◆ TASK OBJECTIVE ◆
Select all lines with the string "Apache" in them, and copy those lines.

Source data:
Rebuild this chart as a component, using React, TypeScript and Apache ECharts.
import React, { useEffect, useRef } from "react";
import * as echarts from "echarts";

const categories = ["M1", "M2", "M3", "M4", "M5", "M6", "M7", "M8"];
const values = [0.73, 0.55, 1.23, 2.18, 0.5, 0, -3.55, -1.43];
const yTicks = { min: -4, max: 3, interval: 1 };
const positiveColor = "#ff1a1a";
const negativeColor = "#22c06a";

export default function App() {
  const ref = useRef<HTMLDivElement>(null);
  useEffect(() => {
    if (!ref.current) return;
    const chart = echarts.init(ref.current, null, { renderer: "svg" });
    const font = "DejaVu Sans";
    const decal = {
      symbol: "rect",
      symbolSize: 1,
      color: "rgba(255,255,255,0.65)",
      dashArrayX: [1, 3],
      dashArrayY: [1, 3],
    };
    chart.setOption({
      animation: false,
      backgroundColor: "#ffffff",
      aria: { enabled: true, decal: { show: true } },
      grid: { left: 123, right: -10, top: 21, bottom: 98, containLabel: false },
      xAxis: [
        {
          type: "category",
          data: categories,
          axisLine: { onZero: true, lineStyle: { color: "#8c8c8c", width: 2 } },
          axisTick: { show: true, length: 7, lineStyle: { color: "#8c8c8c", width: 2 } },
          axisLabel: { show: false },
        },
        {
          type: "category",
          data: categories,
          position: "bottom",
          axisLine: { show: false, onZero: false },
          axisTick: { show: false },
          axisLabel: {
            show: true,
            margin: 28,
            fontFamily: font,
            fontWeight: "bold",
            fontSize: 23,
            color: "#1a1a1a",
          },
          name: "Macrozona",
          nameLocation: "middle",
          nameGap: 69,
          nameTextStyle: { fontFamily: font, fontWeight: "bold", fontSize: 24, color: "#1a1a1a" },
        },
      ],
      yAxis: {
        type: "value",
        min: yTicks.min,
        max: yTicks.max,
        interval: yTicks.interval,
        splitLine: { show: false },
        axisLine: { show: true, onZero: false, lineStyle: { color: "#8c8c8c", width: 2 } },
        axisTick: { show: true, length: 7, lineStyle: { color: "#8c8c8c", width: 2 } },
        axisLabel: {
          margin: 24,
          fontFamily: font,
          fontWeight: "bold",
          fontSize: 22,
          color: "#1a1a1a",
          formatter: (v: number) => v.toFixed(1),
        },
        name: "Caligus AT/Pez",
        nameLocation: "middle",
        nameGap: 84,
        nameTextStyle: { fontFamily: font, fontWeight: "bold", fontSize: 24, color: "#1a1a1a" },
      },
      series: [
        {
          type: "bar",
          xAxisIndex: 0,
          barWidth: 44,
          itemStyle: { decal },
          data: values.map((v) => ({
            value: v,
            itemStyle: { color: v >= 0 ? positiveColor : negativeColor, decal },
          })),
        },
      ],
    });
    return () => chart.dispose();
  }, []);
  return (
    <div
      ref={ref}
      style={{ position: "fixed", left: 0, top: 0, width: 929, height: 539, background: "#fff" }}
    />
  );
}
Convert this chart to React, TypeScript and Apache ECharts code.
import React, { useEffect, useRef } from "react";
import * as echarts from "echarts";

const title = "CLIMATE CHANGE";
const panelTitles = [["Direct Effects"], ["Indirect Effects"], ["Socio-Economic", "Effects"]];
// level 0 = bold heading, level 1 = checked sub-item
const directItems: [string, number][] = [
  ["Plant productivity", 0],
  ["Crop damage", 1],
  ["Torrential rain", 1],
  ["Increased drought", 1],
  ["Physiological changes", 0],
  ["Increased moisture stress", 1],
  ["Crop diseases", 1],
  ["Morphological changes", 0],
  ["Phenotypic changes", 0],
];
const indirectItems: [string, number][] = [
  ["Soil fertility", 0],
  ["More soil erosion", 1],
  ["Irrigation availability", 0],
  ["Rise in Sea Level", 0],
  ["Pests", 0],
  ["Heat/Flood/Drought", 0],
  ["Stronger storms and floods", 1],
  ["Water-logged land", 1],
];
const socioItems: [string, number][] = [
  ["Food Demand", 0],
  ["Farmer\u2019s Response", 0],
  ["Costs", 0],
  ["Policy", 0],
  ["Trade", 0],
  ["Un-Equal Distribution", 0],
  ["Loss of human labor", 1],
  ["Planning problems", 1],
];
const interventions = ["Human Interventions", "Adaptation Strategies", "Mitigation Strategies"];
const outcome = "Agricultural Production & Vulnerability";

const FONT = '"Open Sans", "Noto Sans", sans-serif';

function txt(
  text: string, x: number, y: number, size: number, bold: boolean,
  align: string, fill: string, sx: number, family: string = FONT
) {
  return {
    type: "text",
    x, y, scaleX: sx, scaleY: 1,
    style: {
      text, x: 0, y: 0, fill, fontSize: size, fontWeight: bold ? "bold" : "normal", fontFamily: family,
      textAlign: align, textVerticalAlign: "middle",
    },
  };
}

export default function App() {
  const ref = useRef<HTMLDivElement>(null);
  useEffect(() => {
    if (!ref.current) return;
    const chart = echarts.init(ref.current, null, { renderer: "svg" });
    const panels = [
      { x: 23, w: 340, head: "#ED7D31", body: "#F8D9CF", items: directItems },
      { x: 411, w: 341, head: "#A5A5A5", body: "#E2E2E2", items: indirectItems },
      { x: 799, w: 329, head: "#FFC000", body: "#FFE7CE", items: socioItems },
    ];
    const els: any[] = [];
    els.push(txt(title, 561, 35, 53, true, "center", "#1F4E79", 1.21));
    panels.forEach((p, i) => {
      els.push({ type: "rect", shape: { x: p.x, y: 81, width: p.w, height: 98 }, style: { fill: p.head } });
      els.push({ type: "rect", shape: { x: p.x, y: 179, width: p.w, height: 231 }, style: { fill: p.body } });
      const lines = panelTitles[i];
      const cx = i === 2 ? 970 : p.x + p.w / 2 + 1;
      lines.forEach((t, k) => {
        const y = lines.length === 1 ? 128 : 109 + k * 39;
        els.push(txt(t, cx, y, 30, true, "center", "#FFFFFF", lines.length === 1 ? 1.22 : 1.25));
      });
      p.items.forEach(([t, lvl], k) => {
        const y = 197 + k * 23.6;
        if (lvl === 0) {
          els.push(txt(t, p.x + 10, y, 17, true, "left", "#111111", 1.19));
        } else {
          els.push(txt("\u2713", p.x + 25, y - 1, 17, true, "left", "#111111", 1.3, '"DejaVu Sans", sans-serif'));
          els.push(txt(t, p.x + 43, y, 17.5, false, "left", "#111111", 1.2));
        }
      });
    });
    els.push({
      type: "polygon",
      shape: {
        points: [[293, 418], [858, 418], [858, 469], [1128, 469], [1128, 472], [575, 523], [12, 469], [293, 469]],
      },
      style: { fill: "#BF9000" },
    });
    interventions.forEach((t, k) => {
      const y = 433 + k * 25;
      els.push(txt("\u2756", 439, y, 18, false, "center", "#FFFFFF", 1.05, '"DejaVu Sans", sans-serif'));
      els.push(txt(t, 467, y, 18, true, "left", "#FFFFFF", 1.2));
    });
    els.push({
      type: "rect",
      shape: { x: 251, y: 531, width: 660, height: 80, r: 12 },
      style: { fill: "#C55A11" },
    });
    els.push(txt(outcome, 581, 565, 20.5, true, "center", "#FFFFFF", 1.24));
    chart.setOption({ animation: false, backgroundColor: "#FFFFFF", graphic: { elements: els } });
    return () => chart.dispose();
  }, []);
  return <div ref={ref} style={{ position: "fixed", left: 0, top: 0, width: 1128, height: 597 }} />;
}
* * *
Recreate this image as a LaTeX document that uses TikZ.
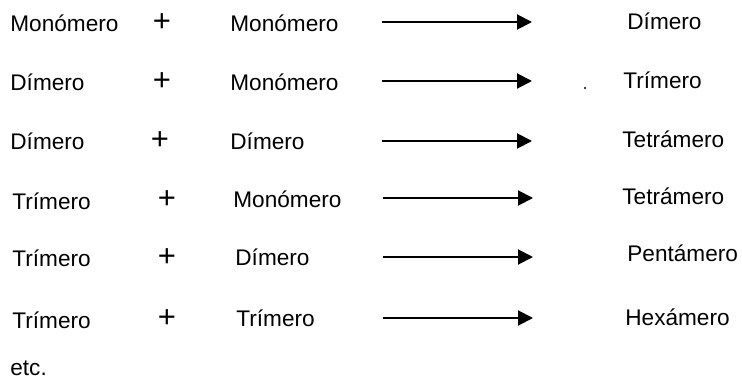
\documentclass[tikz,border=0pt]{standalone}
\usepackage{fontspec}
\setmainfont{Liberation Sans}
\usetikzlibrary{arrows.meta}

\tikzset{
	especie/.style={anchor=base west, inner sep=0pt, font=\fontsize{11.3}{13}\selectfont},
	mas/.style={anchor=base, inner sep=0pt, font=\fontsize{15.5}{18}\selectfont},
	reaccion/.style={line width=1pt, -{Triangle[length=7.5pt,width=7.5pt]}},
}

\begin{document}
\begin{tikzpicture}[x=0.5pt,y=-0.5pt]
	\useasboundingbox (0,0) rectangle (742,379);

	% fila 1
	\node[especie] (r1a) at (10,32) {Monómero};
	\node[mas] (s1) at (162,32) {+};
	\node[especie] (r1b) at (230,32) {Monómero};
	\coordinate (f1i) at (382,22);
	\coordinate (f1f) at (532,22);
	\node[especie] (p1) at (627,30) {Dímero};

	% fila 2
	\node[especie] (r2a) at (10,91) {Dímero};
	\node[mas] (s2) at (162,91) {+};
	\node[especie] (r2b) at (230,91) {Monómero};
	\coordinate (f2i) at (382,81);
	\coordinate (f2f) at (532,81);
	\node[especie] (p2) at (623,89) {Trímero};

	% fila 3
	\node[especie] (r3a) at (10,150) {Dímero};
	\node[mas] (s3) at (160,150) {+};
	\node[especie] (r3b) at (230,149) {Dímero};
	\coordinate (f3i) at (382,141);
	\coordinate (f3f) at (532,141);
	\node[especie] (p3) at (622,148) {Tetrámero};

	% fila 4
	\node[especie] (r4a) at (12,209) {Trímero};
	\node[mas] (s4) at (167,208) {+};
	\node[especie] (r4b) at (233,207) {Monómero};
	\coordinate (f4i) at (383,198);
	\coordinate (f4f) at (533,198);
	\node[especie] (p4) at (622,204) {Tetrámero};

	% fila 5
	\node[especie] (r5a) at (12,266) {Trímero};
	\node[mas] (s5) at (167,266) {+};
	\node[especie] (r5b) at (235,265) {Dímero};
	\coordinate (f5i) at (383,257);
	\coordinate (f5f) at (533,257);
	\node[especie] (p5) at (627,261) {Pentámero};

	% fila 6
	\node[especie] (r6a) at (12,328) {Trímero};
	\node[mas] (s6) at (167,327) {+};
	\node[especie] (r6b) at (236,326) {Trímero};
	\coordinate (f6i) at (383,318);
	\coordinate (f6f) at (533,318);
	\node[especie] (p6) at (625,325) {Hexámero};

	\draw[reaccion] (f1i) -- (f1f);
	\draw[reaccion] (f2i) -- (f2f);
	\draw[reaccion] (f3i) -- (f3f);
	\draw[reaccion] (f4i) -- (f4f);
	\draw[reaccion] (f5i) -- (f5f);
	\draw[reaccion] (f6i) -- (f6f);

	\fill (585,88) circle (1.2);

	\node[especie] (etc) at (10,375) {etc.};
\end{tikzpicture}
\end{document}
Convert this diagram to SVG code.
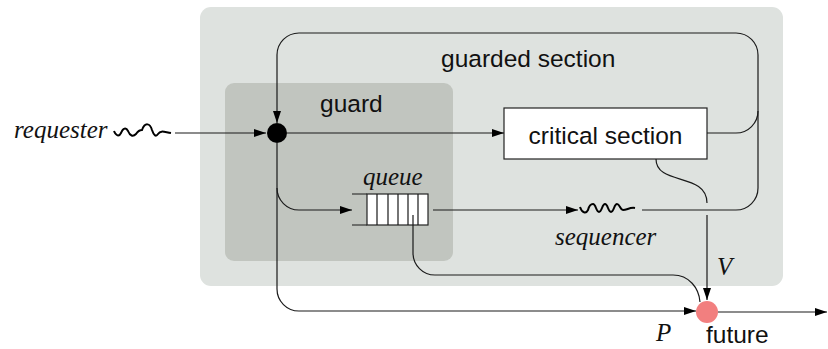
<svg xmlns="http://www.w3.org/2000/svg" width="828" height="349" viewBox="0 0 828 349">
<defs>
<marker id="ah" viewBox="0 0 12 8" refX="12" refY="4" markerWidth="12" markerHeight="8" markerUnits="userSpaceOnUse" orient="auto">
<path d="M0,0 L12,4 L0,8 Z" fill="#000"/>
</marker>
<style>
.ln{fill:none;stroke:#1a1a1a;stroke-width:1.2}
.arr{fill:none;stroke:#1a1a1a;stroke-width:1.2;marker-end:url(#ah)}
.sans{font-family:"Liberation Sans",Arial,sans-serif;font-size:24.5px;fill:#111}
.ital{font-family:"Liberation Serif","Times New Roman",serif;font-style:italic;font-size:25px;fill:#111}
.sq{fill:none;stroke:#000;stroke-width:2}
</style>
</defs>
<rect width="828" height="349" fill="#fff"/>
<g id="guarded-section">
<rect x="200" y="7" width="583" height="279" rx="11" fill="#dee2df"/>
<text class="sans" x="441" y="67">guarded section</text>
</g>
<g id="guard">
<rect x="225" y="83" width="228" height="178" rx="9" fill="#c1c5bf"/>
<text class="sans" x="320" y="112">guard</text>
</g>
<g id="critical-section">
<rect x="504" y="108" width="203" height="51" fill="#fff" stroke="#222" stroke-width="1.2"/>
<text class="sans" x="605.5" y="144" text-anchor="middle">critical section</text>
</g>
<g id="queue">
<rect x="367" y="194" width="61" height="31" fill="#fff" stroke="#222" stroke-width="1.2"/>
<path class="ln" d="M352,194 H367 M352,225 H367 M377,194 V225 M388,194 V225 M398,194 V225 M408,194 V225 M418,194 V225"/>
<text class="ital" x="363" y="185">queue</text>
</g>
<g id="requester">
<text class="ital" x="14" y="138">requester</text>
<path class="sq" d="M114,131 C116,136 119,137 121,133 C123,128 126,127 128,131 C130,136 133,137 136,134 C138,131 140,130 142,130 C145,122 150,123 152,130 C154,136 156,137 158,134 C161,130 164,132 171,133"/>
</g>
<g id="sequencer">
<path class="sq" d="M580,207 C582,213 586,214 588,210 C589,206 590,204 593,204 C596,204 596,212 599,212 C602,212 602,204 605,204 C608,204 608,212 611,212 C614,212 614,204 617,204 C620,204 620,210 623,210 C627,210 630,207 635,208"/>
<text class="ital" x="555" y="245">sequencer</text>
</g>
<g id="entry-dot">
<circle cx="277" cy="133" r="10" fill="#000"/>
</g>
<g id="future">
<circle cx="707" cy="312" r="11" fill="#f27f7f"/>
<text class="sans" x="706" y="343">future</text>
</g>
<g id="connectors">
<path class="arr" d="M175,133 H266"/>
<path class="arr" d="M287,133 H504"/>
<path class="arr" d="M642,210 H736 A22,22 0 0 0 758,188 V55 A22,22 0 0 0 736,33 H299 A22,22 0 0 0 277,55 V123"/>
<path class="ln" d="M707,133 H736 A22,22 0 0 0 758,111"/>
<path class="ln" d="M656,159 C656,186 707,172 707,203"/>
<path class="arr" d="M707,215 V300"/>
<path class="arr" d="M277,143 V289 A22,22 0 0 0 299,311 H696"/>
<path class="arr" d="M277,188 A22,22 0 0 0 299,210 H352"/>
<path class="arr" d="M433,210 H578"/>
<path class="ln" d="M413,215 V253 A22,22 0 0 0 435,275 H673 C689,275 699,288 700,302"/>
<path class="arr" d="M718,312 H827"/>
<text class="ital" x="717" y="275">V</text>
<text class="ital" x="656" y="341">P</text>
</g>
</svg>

◆ THE ANSWER ◆
Rebuild this chart as a component, using React, TypeScript and Apache ECharts.
Convert this chart to React, TypeScript and Apache ECharts code.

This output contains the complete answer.